Stated exercise:
Scan the material that follows. Copy every line containing the word "this".

+++

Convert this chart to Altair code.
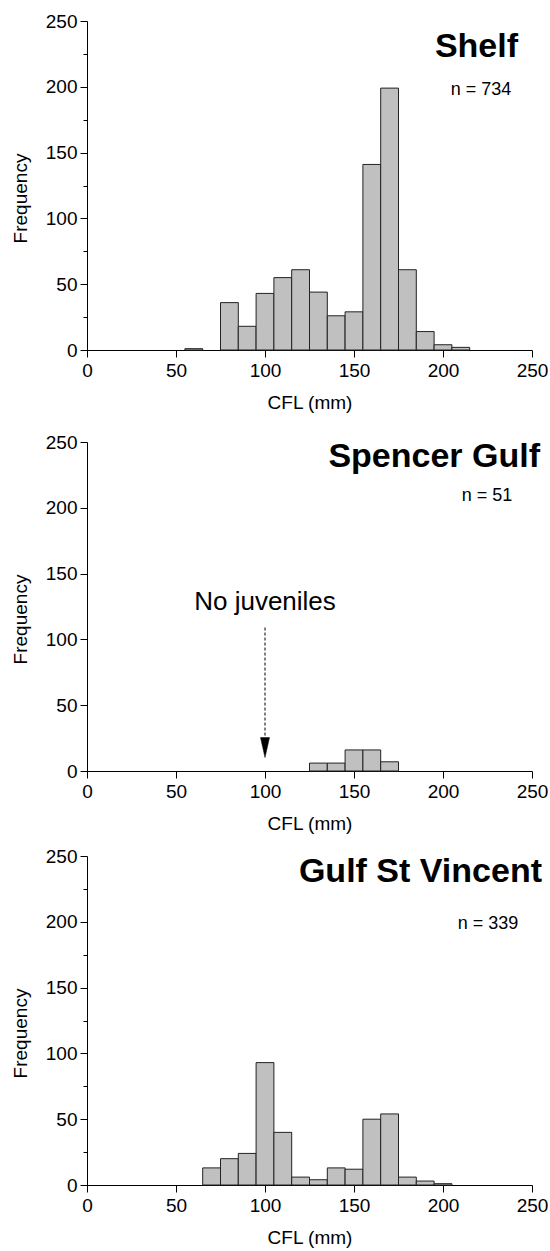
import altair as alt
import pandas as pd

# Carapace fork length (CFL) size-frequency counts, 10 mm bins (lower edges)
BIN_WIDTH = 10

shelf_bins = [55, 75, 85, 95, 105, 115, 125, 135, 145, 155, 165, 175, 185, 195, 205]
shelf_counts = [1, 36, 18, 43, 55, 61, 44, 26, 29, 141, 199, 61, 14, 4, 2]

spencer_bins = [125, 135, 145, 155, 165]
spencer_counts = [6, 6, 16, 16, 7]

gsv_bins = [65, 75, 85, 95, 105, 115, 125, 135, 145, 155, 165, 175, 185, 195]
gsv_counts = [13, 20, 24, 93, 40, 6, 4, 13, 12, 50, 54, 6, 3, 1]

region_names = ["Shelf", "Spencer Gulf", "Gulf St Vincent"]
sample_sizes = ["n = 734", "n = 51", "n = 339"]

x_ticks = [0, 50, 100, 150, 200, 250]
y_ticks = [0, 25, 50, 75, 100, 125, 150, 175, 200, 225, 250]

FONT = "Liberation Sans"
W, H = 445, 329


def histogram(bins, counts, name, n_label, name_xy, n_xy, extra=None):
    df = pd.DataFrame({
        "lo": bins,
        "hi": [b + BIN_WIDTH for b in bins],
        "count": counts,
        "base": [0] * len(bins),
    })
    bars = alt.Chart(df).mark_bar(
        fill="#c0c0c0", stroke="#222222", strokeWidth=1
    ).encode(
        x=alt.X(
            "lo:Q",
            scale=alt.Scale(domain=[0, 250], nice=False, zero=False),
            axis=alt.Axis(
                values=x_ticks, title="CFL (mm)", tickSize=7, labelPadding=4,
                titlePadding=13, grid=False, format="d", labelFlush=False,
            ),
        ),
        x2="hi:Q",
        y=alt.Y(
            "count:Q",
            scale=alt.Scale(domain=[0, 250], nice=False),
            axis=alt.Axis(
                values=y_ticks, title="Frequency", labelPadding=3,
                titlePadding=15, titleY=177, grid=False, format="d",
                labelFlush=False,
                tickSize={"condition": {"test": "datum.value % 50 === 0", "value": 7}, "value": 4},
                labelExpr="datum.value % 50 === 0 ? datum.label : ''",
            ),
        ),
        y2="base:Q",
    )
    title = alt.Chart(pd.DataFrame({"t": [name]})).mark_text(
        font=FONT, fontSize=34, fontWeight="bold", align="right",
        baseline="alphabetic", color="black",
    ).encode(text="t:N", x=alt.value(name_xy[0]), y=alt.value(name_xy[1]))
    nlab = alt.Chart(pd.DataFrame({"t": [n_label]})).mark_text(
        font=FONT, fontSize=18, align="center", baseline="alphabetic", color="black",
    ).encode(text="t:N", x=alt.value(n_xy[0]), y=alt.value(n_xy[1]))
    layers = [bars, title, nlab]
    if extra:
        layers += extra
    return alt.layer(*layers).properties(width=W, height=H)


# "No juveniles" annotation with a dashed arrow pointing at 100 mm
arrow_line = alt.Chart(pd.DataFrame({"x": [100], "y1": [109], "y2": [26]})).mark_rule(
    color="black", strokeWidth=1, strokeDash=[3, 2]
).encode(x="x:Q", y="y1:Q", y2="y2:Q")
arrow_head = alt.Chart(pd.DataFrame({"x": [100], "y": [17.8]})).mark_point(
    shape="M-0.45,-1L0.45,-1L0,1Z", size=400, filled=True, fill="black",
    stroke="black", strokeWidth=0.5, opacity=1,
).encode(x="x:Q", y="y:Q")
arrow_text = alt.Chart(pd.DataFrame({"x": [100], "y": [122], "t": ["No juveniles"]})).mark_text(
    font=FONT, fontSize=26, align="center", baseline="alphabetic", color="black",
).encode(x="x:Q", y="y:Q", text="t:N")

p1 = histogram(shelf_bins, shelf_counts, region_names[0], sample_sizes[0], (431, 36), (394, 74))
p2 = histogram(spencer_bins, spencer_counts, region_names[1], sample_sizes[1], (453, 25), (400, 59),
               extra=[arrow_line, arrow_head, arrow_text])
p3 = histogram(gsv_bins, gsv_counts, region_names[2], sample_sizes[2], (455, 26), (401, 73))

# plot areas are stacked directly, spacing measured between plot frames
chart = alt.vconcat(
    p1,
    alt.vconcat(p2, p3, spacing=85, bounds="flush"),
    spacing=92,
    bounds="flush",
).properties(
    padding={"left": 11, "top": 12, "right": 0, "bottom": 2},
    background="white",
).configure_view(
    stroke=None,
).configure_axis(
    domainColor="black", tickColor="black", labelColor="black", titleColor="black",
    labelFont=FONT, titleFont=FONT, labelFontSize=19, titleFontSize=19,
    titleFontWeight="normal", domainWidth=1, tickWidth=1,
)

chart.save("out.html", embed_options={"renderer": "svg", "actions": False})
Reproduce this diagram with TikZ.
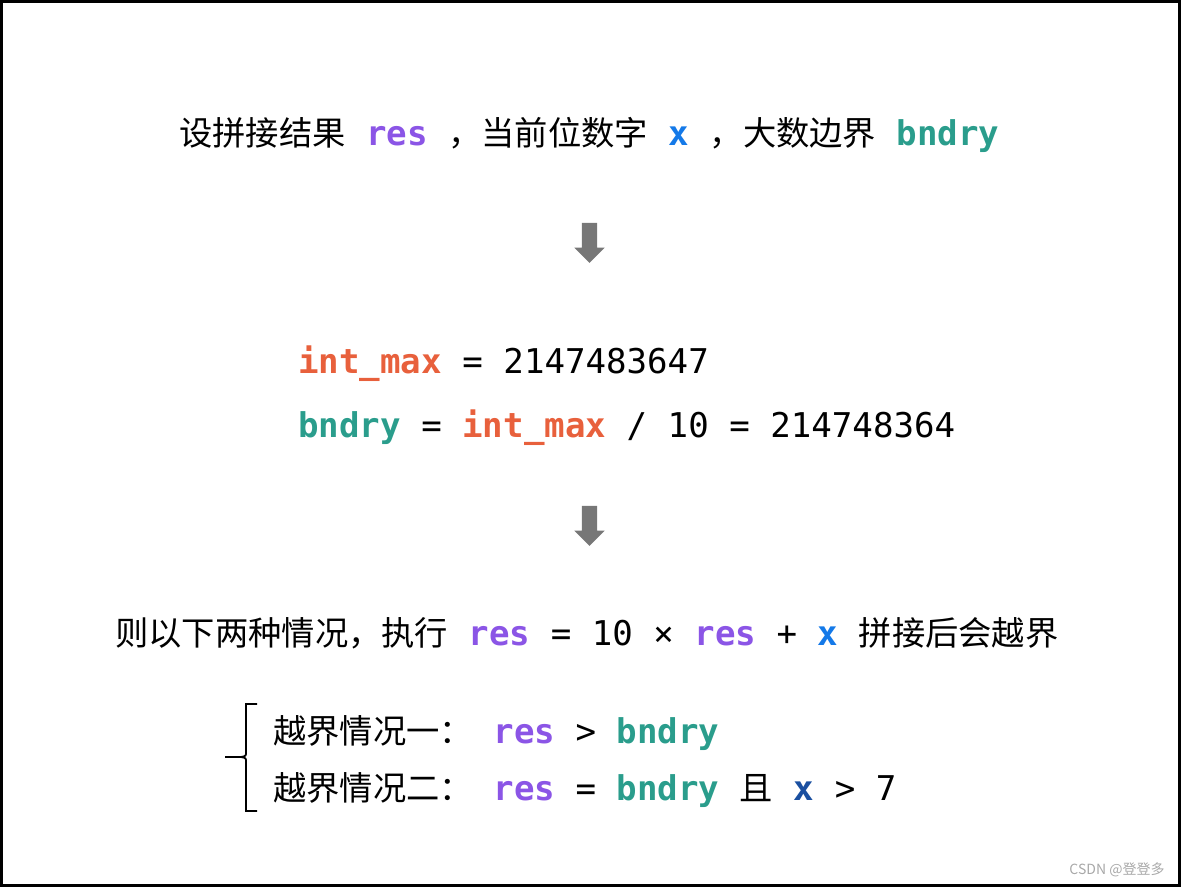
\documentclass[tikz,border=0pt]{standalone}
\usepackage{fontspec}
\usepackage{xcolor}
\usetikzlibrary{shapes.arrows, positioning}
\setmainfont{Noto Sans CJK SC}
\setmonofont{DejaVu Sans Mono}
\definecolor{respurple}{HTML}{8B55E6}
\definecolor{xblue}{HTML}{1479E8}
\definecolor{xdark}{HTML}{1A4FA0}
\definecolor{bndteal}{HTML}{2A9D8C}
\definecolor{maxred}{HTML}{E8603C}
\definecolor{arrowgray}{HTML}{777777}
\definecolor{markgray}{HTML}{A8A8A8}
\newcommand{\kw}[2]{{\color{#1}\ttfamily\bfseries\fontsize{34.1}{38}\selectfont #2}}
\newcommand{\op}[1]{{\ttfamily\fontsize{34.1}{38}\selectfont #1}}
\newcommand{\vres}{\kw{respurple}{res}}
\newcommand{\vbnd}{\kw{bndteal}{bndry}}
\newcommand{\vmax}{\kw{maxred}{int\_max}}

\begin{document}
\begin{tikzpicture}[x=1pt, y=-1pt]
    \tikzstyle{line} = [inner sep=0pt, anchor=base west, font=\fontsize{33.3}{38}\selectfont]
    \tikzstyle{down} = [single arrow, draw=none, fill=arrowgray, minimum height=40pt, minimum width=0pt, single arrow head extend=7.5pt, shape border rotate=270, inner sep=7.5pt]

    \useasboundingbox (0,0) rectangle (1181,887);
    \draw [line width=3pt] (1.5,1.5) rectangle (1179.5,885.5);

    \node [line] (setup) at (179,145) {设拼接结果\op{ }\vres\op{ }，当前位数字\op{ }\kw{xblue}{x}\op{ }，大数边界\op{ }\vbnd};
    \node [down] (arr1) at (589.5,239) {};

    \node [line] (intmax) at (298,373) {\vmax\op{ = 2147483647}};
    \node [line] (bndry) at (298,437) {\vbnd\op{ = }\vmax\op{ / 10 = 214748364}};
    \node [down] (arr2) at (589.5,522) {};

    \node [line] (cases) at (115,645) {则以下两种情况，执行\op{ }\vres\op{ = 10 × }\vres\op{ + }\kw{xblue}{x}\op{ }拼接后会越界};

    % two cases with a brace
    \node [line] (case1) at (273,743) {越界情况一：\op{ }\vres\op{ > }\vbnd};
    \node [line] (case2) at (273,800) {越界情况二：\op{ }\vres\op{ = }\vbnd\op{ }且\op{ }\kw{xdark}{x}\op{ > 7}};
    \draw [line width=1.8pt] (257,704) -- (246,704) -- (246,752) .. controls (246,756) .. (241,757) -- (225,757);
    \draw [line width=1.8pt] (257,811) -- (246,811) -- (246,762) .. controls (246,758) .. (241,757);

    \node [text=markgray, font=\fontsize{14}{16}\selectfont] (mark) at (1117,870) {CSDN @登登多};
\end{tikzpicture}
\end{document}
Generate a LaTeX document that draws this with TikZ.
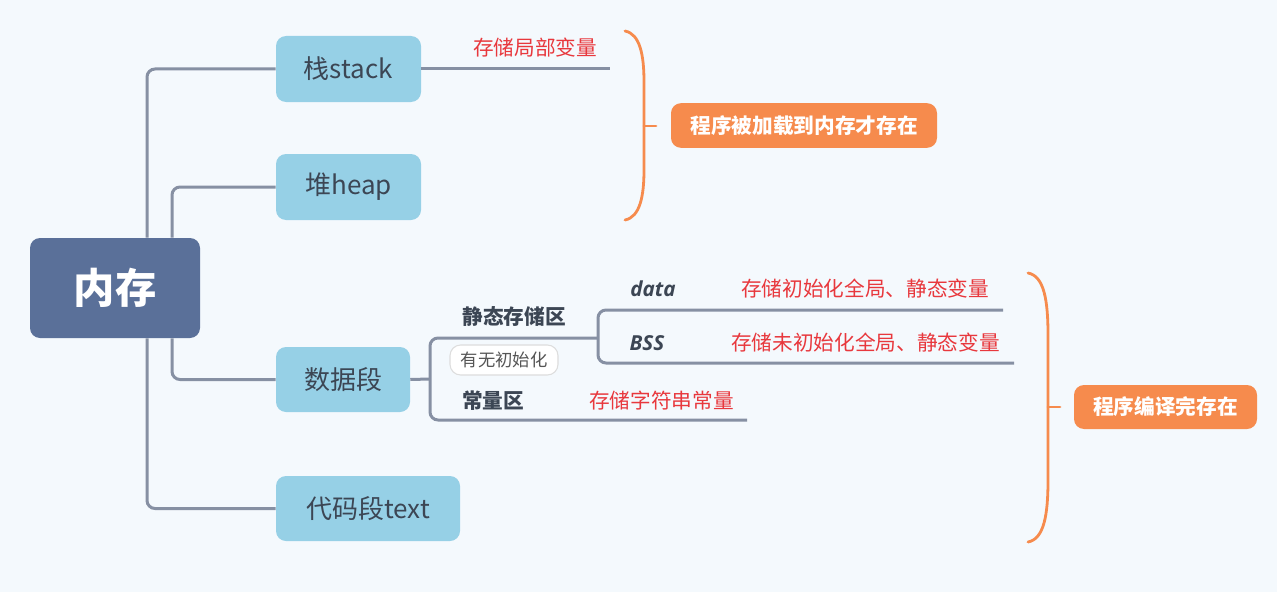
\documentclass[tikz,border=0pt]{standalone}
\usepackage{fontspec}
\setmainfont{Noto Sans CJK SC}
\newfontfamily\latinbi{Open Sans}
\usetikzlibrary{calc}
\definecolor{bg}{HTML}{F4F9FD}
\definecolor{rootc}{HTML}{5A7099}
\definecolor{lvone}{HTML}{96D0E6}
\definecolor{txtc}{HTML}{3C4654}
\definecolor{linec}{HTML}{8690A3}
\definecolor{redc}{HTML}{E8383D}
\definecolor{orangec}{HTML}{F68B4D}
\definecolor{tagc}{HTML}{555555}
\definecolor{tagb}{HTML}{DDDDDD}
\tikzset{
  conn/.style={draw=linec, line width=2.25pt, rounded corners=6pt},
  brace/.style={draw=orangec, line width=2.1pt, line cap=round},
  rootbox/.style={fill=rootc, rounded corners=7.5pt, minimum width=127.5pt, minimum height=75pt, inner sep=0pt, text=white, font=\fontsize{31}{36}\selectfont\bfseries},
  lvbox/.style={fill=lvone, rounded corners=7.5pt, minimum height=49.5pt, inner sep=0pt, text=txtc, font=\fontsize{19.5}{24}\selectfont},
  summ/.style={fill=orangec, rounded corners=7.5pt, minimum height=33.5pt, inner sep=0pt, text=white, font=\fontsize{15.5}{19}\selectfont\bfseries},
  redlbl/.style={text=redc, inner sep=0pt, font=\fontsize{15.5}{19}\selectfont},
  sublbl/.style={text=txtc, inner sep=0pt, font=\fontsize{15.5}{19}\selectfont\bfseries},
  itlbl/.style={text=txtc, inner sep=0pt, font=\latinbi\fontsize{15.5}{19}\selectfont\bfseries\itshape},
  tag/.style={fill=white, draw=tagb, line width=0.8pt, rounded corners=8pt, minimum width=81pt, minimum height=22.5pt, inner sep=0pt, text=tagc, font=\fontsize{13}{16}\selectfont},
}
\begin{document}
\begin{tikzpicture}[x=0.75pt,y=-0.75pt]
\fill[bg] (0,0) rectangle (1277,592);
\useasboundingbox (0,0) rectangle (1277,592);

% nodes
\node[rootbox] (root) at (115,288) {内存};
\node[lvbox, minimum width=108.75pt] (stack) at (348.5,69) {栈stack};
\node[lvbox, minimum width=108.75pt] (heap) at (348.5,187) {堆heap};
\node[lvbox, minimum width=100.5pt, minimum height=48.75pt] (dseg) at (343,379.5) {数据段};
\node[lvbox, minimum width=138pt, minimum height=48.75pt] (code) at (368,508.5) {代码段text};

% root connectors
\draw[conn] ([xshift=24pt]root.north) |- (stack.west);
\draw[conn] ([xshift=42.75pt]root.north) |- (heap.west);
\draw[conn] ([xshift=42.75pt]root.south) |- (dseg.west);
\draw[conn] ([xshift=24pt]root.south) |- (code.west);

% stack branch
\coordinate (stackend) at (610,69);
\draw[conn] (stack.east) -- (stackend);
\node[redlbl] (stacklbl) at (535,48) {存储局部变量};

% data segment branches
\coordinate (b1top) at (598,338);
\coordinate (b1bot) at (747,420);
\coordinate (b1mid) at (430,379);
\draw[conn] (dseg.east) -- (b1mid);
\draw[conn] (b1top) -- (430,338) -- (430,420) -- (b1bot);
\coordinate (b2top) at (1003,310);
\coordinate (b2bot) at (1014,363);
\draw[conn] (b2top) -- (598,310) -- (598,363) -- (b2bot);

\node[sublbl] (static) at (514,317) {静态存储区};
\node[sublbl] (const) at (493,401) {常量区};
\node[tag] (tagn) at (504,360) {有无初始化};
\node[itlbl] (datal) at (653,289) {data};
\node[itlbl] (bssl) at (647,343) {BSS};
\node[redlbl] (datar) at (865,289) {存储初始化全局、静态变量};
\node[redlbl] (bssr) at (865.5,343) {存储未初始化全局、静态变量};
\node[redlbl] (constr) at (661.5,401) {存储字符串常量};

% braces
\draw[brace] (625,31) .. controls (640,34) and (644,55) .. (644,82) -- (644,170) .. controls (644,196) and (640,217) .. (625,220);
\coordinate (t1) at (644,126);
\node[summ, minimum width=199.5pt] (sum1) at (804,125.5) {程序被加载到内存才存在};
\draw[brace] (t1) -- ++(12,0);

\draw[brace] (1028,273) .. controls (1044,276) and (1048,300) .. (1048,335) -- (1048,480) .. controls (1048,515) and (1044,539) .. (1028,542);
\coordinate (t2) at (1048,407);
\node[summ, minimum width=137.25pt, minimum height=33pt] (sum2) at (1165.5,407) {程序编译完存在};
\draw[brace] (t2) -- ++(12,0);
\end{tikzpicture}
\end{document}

+++

Response to the exercise:
Convert this chart to Altair code.
Reproduce this diagram with TikZ.
Generate a LaTeX document that draws this with TikZ.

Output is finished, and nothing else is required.